Plotting code records
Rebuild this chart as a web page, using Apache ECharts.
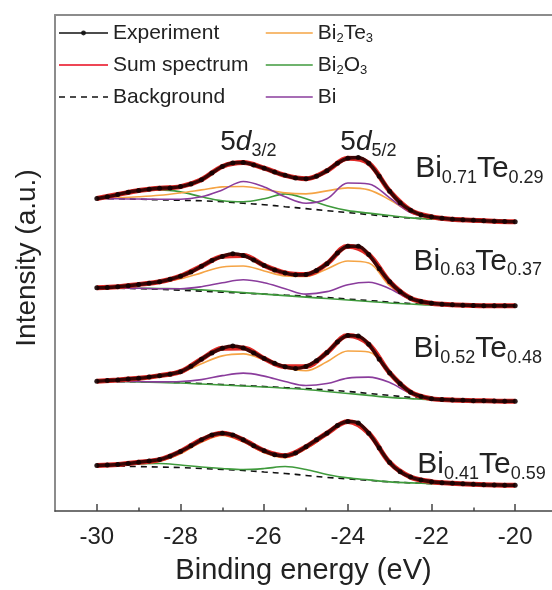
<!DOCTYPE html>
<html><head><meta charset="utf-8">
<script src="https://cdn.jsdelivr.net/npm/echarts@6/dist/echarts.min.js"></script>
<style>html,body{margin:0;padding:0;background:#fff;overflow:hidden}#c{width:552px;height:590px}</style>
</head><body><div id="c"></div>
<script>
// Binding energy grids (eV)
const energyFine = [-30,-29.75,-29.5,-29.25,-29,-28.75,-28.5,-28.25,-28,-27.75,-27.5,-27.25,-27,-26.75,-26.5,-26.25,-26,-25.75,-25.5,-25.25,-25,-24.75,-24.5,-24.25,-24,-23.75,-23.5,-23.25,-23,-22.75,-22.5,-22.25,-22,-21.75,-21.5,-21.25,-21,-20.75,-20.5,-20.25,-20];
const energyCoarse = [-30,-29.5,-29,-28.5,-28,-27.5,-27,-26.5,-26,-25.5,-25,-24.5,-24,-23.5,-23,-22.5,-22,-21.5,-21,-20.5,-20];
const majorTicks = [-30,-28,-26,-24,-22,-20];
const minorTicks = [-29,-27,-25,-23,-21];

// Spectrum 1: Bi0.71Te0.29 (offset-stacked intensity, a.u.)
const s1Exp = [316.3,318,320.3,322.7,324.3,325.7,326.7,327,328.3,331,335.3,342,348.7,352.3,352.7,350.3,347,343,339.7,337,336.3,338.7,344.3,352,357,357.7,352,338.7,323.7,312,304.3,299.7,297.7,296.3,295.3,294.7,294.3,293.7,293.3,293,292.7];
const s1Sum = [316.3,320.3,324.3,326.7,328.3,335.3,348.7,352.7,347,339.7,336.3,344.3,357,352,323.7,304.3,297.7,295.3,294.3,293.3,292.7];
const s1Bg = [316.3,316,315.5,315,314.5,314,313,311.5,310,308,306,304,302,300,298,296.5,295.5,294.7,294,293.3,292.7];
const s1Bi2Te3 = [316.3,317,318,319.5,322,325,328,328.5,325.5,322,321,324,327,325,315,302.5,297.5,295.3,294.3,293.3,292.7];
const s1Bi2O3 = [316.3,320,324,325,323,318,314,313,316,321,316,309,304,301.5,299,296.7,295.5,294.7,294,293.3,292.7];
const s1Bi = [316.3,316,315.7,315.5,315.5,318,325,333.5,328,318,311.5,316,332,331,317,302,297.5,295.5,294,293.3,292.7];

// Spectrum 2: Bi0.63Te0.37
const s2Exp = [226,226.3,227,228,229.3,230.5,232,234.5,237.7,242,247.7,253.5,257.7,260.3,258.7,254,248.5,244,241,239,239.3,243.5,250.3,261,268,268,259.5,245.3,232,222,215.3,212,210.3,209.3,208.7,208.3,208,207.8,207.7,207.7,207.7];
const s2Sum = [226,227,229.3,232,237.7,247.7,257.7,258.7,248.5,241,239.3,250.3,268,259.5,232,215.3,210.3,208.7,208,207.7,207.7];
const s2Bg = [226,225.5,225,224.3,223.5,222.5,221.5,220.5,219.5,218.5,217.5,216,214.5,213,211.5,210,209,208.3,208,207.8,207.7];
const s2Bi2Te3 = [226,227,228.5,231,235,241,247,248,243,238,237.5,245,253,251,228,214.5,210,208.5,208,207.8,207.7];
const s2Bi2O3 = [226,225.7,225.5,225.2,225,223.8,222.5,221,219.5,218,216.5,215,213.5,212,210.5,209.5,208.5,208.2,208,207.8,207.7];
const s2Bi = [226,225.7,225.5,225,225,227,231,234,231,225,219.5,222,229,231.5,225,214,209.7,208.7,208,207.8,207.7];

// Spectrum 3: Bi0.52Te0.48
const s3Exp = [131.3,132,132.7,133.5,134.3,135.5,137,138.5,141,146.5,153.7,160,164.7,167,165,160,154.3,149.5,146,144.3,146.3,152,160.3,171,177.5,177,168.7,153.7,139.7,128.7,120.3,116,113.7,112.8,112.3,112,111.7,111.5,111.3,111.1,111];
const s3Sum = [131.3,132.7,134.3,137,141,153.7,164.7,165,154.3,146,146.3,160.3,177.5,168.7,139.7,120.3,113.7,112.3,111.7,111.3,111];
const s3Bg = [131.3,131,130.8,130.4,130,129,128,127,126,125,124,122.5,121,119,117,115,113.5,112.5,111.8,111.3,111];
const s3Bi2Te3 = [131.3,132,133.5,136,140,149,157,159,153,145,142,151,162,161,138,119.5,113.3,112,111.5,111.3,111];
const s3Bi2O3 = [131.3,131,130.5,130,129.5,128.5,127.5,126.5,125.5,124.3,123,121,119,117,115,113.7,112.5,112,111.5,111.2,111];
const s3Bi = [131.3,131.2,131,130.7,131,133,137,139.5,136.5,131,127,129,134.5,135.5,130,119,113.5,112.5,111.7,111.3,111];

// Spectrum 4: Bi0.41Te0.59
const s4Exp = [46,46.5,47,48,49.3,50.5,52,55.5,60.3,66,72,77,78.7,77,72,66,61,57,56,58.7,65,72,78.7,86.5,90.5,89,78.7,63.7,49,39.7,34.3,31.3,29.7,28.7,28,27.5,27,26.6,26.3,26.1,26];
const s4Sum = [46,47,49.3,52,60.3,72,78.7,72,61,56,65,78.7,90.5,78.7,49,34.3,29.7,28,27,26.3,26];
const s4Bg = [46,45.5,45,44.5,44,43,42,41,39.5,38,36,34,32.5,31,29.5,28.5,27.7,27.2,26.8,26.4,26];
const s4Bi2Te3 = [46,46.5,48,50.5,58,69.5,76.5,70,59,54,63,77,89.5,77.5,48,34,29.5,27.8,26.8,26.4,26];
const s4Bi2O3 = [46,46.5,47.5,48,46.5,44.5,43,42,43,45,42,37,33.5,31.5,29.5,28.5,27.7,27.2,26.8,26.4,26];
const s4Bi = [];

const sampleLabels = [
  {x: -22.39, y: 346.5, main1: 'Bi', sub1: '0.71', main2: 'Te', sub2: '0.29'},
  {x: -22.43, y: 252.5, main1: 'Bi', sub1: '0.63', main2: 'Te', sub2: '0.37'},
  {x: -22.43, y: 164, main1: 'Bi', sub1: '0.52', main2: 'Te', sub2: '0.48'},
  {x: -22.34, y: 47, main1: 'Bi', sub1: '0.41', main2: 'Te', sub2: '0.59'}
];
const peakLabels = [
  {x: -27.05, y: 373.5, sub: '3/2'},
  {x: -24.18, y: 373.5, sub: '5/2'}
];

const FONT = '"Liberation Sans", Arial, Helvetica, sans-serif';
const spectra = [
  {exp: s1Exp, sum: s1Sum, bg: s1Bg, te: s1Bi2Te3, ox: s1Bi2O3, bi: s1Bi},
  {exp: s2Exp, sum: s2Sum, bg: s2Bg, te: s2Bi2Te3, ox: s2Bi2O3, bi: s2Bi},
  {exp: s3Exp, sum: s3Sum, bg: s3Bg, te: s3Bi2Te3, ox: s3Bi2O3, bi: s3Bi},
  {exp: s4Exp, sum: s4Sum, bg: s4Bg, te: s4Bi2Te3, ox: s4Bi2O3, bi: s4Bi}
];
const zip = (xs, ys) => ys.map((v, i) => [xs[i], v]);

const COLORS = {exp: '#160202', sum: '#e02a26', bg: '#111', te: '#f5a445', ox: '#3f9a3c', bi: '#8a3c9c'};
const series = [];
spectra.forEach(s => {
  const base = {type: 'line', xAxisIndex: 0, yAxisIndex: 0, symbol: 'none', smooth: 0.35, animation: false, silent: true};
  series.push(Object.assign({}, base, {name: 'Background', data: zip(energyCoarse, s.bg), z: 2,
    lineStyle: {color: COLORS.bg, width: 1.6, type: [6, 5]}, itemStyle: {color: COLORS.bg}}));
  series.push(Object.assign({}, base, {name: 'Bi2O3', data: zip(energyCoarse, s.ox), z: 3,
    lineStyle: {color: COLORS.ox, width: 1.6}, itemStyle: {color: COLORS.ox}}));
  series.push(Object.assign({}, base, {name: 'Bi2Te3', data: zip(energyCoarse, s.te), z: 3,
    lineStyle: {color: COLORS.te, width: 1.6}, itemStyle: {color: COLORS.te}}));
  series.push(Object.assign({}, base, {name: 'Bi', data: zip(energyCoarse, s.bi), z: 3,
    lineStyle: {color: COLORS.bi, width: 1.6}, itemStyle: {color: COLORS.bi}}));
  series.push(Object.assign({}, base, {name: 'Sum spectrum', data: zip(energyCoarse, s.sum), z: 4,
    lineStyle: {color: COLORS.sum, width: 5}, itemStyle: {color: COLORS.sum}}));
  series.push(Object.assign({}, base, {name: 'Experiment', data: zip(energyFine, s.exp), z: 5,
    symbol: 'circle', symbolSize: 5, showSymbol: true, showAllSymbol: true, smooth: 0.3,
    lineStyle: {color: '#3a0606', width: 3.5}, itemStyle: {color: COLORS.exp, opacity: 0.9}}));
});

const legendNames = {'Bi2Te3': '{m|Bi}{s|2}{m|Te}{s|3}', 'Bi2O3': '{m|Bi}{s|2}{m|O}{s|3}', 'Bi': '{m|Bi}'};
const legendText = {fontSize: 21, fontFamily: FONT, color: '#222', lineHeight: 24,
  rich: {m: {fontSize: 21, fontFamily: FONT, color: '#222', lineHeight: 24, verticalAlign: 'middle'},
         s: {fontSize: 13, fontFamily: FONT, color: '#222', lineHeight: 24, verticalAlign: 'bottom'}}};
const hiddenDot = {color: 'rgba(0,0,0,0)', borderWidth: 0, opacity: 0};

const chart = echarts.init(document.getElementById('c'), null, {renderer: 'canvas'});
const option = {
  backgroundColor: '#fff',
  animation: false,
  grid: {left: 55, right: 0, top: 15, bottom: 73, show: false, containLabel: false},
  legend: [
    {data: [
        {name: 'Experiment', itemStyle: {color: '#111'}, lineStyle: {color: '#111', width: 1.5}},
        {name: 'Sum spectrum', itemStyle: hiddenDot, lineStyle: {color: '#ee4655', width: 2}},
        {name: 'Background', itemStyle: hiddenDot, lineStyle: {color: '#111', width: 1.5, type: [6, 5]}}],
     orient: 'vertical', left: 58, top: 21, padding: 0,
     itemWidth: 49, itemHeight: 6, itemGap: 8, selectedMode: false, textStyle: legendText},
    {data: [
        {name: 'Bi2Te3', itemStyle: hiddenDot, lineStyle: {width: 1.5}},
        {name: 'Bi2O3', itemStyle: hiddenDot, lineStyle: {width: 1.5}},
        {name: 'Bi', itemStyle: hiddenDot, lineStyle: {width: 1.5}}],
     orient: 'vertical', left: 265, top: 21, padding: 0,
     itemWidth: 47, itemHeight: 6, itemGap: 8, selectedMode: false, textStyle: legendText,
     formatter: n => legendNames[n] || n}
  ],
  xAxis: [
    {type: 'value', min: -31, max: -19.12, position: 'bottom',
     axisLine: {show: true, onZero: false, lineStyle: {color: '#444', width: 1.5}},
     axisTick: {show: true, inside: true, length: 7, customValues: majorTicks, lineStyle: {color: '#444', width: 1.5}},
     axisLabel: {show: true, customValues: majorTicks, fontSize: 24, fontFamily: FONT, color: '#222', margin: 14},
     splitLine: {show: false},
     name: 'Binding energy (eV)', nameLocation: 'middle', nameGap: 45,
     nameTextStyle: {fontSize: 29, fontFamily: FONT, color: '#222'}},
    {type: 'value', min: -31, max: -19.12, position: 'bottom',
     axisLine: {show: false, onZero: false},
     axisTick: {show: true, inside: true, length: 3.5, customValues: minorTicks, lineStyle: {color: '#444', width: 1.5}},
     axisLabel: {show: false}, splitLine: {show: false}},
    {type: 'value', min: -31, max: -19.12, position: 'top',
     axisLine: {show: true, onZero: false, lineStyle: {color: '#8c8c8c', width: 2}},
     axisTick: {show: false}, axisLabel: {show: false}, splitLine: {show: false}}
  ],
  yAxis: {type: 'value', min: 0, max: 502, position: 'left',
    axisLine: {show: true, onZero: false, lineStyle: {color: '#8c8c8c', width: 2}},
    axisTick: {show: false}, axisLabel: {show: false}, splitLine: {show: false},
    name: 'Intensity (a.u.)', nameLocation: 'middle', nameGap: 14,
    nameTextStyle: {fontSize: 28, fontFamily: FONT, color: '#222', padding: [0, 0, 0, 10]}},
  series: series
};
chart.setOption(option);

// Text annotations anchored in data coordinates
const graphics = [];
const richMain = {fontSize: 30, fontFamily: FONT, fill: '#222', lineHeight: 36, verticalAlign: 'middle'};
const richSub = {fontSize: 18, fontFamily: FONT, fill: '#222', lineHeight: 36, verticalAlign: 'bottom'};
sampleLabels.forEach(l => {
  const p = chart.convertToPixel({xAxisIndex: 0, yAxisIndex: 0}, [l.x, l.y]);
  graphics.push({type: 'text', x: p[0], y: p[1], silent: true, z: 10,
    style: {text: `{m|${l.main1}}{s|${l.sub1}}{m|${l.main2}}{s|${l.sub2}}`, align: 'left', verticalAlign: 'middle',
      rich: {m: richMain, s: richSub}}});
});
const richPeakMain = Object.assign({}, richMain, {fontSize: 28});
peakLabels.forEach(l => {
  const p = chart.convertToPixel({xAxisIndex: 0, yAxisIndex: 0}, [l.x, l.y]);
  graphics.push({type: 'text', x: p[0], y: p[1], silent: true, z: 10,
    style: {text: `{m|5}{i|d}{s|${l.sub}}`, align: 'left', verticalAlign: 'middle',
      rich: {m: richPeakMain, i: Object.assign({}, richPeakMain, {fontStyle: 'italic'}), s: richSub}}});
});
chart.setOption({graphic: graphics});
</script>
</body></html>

---

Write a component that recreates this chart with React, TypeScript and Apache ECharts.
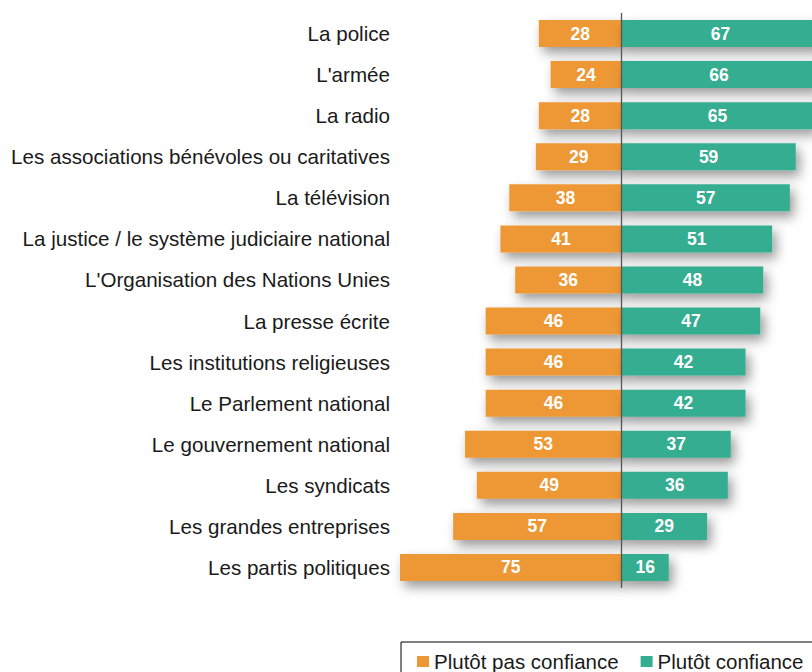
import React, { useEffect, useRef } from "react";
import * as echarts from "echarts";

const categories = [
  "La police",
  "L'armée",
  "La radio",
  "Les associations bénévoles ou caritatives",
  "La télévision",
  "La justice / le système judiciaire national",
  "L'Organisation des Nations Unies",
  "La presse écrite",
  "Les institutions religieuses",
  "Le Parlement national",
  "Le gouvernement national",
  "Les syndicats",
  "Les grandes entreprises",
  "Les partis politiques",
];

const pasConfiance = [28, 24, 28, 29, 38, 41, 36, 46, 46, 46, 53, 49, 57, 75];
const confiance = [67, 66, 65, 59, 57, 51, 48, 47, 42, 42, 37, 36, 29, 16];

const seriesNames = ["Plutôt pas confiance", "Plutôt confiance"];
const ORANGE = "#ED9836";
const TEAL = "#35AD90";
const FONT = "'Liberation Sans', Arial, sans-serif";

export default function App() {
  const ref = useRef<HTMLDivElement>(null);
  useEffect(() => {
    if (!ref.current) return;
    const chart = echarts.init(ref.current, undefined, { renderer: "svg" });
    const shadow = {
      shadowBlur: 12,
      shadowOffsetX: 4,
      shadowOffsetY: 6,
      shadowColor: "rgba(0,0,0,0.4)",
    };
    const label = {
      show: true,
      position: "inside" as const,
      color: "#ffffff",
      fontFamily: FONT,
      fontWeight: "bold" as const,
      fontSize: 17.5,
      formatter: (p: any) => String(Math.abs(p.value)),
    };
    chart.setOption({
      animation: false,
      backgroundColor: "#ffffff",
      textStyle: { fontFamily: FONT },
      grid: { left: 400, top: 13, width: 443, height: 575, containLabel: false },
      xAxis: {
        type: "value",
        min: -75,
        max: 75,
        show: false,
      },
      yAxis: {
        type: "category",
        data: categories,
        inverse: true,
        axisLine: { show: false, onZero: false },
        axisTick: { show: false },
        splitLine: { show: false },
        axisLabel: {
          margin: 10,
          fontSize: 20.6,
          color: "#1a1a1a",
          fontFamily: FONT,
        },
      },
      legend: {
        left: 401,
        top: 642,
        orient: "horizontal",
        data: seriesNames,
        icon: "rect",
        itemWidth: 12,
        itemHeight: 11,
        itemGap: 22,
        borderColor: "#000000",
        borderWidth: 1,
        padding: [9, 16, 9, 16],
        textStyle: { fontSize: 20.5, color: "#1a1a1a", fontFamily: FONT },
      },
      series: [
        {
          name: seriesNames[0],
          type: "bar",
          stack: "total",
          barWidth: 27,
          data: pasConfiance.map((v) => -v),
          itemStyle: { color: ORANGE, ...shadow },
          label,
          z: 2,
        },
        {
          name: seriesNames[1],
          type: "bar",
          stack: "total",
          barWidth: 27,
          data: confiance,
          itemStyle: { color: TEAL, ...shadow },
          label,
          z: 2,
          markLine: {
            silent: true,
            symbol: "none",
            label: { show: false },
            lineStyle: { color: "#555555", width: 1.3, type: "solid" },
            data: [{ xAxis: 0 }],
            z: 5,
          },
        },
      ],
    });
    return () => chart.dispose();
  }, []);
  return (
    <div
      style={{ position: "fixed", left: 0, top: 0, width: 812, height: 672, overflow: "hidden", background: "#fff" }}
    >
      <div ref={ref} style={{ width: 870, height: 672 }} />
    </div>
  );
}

→ **WHAT THE TASK ASKS**
Find each line holding "this". Copy it out.

→ **FULL SOLUTION**
Rebuild this chart as a web page, using Apache ECharts.
Write a component that recreates this chart with React, TypeScript and Apache ECharts.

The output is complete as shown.